After this, he arranged the party of his nephew, Charles Throsby Smith, and two emancipists: James Vaughan and Joseph Wild. The latter man was an experienced bushman and had accompanied Charles Throsby in the Lake George expedition. In December 1820 Smith's party visited the eastern reaches of Ginninderra, crossed the Molonglo and Queanbeyan Rivers, climbed Black Mountain and were, as such, the first Europeans to visit the Limestone Plains.

But Charles Throsby was frustrated that his nephew had not located the Murrumbidgee River, as instructed. He therefore returned to the district, himself, in the following March and explored the region further, travelling as far south as the Murrumbidgee (probably near Pine Island).

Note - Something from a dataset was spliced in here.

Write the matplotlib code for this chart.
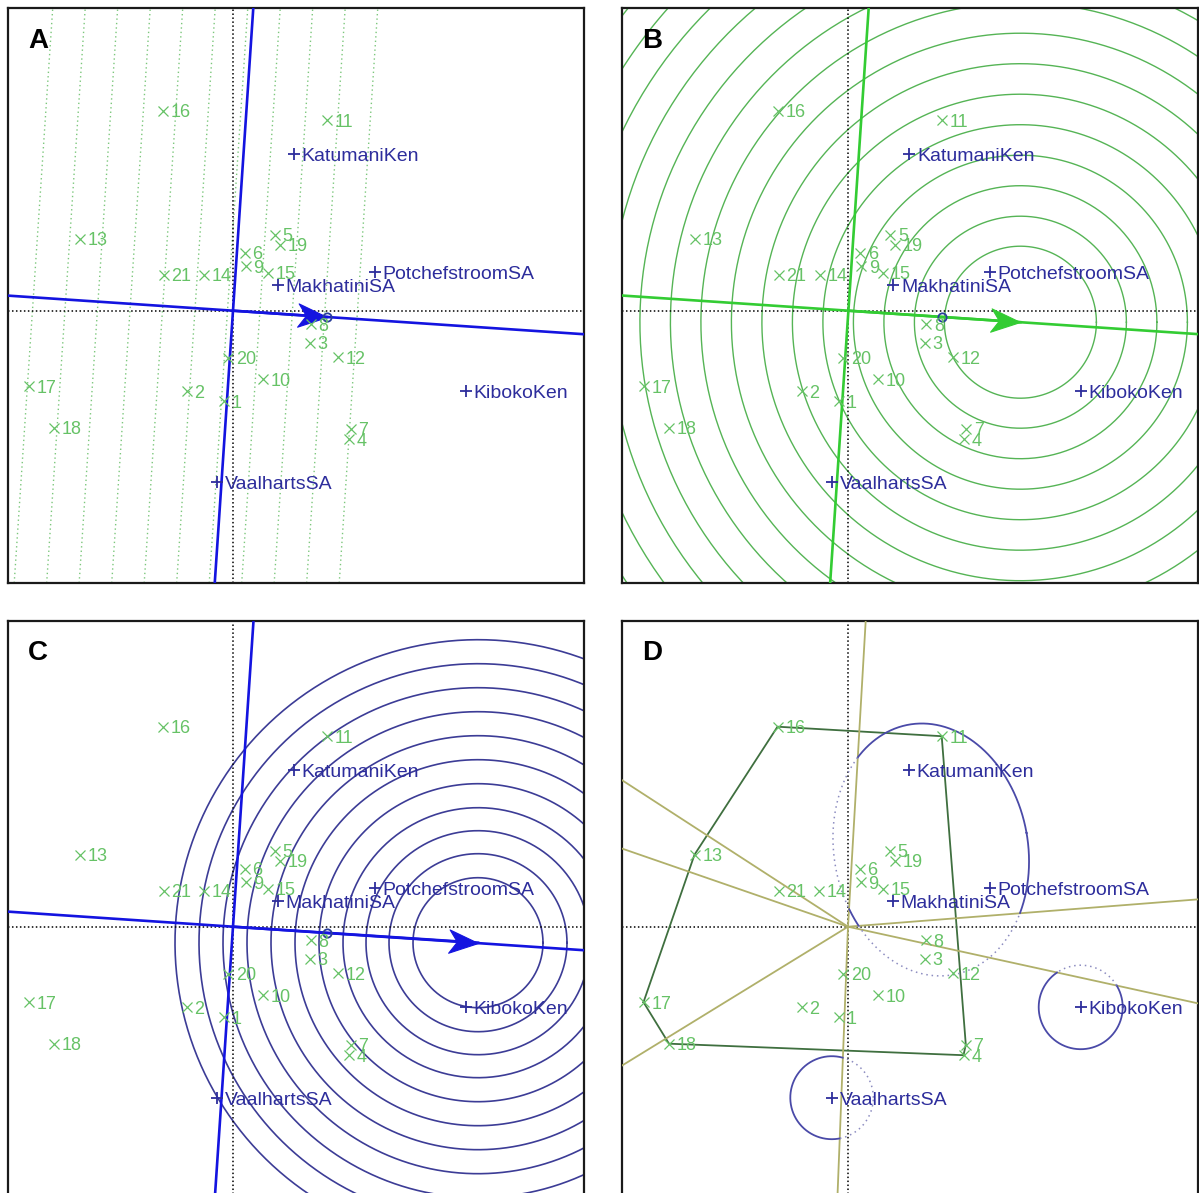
import numpy as np
import matplotlib
matplotlib.use('Agg')
import matplotlib.pyplot as plt
from matplotlib.path import Path
from matplotlib.markers import MarkerStyle
from matplotlib.transforms import Affine2D

plt.rcParams['font.family'] = ['Liberation Sans', 'DejaVu Sans']

# ---------------- data (biplot scores, arbitrary units) ----------------
genotypes = [str(i) for i in range(1, 22)]
gen_x = [-9.5, -46.5, 76.5, 115.5, 42, 11.6, 117.8, 78, 12.7, 29.5, 93.7,
         105, -153.5, -28.6, 34.5, -70.5, -204.5, -179, 47, -5, -69.5]
gen_y = [-90.5, -80.5, -32, -128.5, 76, 57.6, -118, -13.5, 44.3, -68.5, 190.5,
         -46.5, 72, 36, 38.2, 200, -75.5, -117, 66, -47, 36]

environments = ['KatumaniKen', 'MakhatiniSA', 'PotchefstroomSA', 'KibokoKen', 'VaalhartsSA']
env_x = [61, 45, 141.5, 232.7, -16.2]
env_y = [157, 26, 38.7, -80.5, -171]

avg_env = [94, -6.3]                 # average environment (small circle)
ideal_genotype = [172, -11.5]        # panel B arrow tip / circle centre
ideal_environment = [245, -16]       # panel C arrow tip / circle centre

# panel A: lines perpendicular to the average-environment axis
rank_line_offsets = [-200.1, -167.7, -135.3, -102.8, -70.4, -38.0, -5.5,
                     26.9, 59.3, 91.7, 124.2]
# panel B / C concentric circle radii
ideal_gen_radii = [76, 106, 136.5, 167, 197.5, 228, 258.5, 289, 319.5, 350,
                   380.5, 411, 441.5, 472, 502.5]
ideal_env_radii = [65, 89, 112, 135, 159, 183, 207, 231, 255, 279, 303]

# panel D: mega-environment regions (centre, width, height, angle)
region_centres = [(83, 77), (232.7, -80.5), (-16.2, -171)]
region_sizes = [(194, 254, 10), (84, 84, 0), (83, 83, 0)]

# ---------------- styling ----------------
GREEN_TXT = '#66c266'
BLUE_TXT = '#2d2d9c'
BLUE_LINE = '#1414e0'
GREEN_LINE = '#33cc33'
W, H = 1199, 1193

fig = plt.figure(figsize=(W / 100, H / 100), dpi=100)

layout = {
    'A': ((8, 8, 584, 583), (233, 310.7)),
    'B': ((622, 8, 1198, 583), (848.4, 310.7)),
    'C': ((8, 620.5, 584, 1196), (233, 926.7)),
    'D': ((622, 620.5, 1198, 1196), (848, 926.7)),
}


def make_ax(letter):
    (L, T, R, B), (ox, oy) = layout[letter]
    ax = fig.add_axes([L / W, 1 - B / H, (R - L) / W, (B - T) / H])
    ax.set_xlim(L - ox, R - ox)
    ax.set_ylim(oy - B, oy - T)
    ax.set_xticks([])
    ax.set_yticks([])
    for s in ax.spines.values():
        s.set_linewidth(1.6)
        s.set_color('#1a1a1a')
    ax.text(0.035, 0.931, letter, transform=ax.transAxes, fontsize=20,
            fontweight='bold', va='baseline', ha='left', color='black', zorder=10)
    ax.axhline(0, color='black', ls=(0, (1, 1.6)), lw=1.1, zorder=2)
    ax.axvline(0, color='black', ls=(0, (1, 1.6)), lw=1.1, zorder=2)
    return ax


def draw_points(ax):
    ax.plot(gen_x, gen_y, ls='none', marker='x', ms=6.5, mew=0.9,
            color=GREEN_TXT, zorder=6)
    for g, x, y in zip(genotypes, gen_x, gen_y):
        ax.annotate(g, (x, y), xytext=(5.5, -4.6), textcoords='offset points',
                    fontsize=13, color=GREEN_TXT, ha='left', va='baseline', zorder=7)
    ax.plot(env_x, env_y, ls='none', marker='+', ms=9, mew=1.3,
            color=BLUE_TXT, zorder=6)
    for e, x, y in zip(environments, env_x, env_y):
        ax.annotate(e, (x, y), xytext=(5.5, -5), textcoords='offset points',
                    fontsize=14, color=BLUE_TXT, ha='left', va='baseline', zorder=7)


def axis_lines(ax, color):
    u = np.array(avg_env, float)
    perp = np.array([-u[1], u[0]])
    ax.axline((0, 0), (u[0], u[1]), color=color, lw=1.9, zorder=4)
    ax.axline((0, 0), (perp[0], perp[1]), color=color, lw=1.9, zorder=4)


# swept-back (stealth) arrow head marker, tip at the marker anchor
HEAD = Path([(0, 0), (-2, 0.8), (-1.45, 0), (-2, -0.8), (0, 0)],
            [Path.MOVETO, Path.LINETO, Path.LINETO, Path.LINETO, Path.CLOSEPOLY])


def arrow(ax, tip, color):
    ax.plot([0, tip[0]], [0, tip[1]], color=color, lw=1.9, zorder=5)
    ang = np.degrees(np.arctan2(tip[1], tip[0]))
    m = MarkerStyle(HEAD, transform=Affine2D().rotate_deg(ang))
    ax.plot([tip[0]], [tip[1]], ls='none', marker=m, ms=42, color=color,
            mec=color, mew=0.8, zorder=5)


def avg_marker(ax):
    ax.plot([avg_env[0]], [avg_env[1]], ls='none', marker='o', ms=6, mfc='none',
            mec='#2a3f9a', mew=1.3, zorder=6)


# ---------------- Panel A ----------------
axA = make_ax('A')
u = np.array(avg_env, float)
u = u / np.hypot(*u)
perp = np.array([-u[1], u[0]])
for d in rank_line_offsets:
    p = d * u
    axA.axline((p[0], p[1]), (p[0] + perp[0], p[1] + perp[1]),
               color='#7cc77c', ls=(0, (1, 2.2)), lw=1.0, zorder=1)
axis_lines(axA, BLUE_LINE)
arrow(axA, avg_env, BLUE_LINE)
avg_marker(axA)
draw_points(axA)

# ---------------- Panel B ----------------
axB = make_ax('B')
t = np.linspace(0, 2 * np.pi, 400)
for r in ideal_gen_radii:
    axB.plot(ideal_genotype[0] + r * np.cos(t), ideal_genotype[1] + r * np.sin(t),
             color='#55b455', lw=1.0, zorder=1)
axis_lines(axB, GREEN_LINE)
arrow(axB, ideal_genotype, GREEN_LINE)
avg_marker(axB)
draw_points(axB)

# ---------------- Panel C ----------------
axC = make_ax('C')
for r in ideal_env_radii:
    axC.plot(ideal_environment[0] + r * np.cos(t), ideal_environment[1] + r * np.sin(t),
             color='#3c3c96', lw=1.2, zorder=1)
axis_lines(axC, BLUE_LINE)
arrow(axC, ideal_environment, BLUE_LINE)
avg_marker(axC)
draw_points(axC)

# ---------------- Panel D ----------------
axD = make_ax('D')
pts = sorted(set(zip(gen_x, gen_y)))


def cross(o, a, b):
    return (a[0] - o[0]) * (b[1] - o[1]) - (a[1] - o[1]) * (b[0] - o[0])


lower, upper = [], []
for p in pts:
    while len(lower) >= 2 and cross(lower[-2], lower[-1], p) <= 0:
        lower.pop()
    lower.append(p)
for p in reversed(pts):
    while len(upper) >= 2 and cross(upper[-2], upper[-1], p) <= 0:
        upper.pop()
    upper.append(p)
hull = lower[:-1] + upper[:-1]          # counter-clockwise
hx = [p[0] for p in hull] + [hull[0][0]]
hy = [p[1] for p in hull] + [hull[0][1]]
axD.plot(hx, hy, color='#3f6f3f', lw=1.3, zorder=3)

ray_angles = []
for i in range(len(hull)):
    a = np.array(hull[i]); b = np.array(hull[(i + 1) % len(hull)])
    e = b - a
    n = np.array([e[1], -e[0]])
    n = n / np.hypot(*n)
    ray_angles.append(np.arctan2(n[1], n[0]))
    axD.plot([0, n[0] * 1200], [0, n[1] * 1200], color='#b0b06a', lw=1.3, zorder=3)
ray_angles = np.sort(np.array(ray_angles))


def sector(x, y):
    return np.searchsorted(ray_angles, np.arctan2(y, x)) % len(ray_angles)


tt = np.linspace(0, 2 * np.pi, 1441)
for (cx, cy), (w, h, ang) in zip(region_centres, region_sizes):
    th = np.deg2rad(ang)
    ex = w / 2 * np.cos(tt); ey = h / 2 * np.sin(tt)
    px = cx + ex * np.cos(th) - ey * np.sin(th)
    py = cy + ex * np.sin(th) + ey * np.cos(th)
    own = sector(cx, cy)
    mask = sector(px, py) == own
    axD.plot(np.where(mask, px, np.nan), np.where(mask, py, np.nan),
             color='#4a4aa8', lw=1.3, zorder=4)
    axD.plot(np.where(~mask, px, np.nan), np.where(~mask, py, np.nan),
             color='#8c8cc0', lw=1.1, ls=(0, (1, 2.5)), zorder=4)
draw_points(axD)

fig.savefig('out.png', dpi=100)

The exploratory work of the uncle, the nephew and the members of their parties aroused great interest amongst the Sydney-based pastoralists. Joshua John Moore of Liverpool soon established a settlement (i.e. Canberry Station at Acton) in the district.

Throsby's encounters with Indigenous Australians were relatively trouble-free. He argued for building positive relationships with local people.

Governor Macquarie made Throsby a magistrate over the new County of Argyle, created out of part of the land he had explored. However, Throsby was a troubled man and did not prosper in the New World; taking his own life in 1828.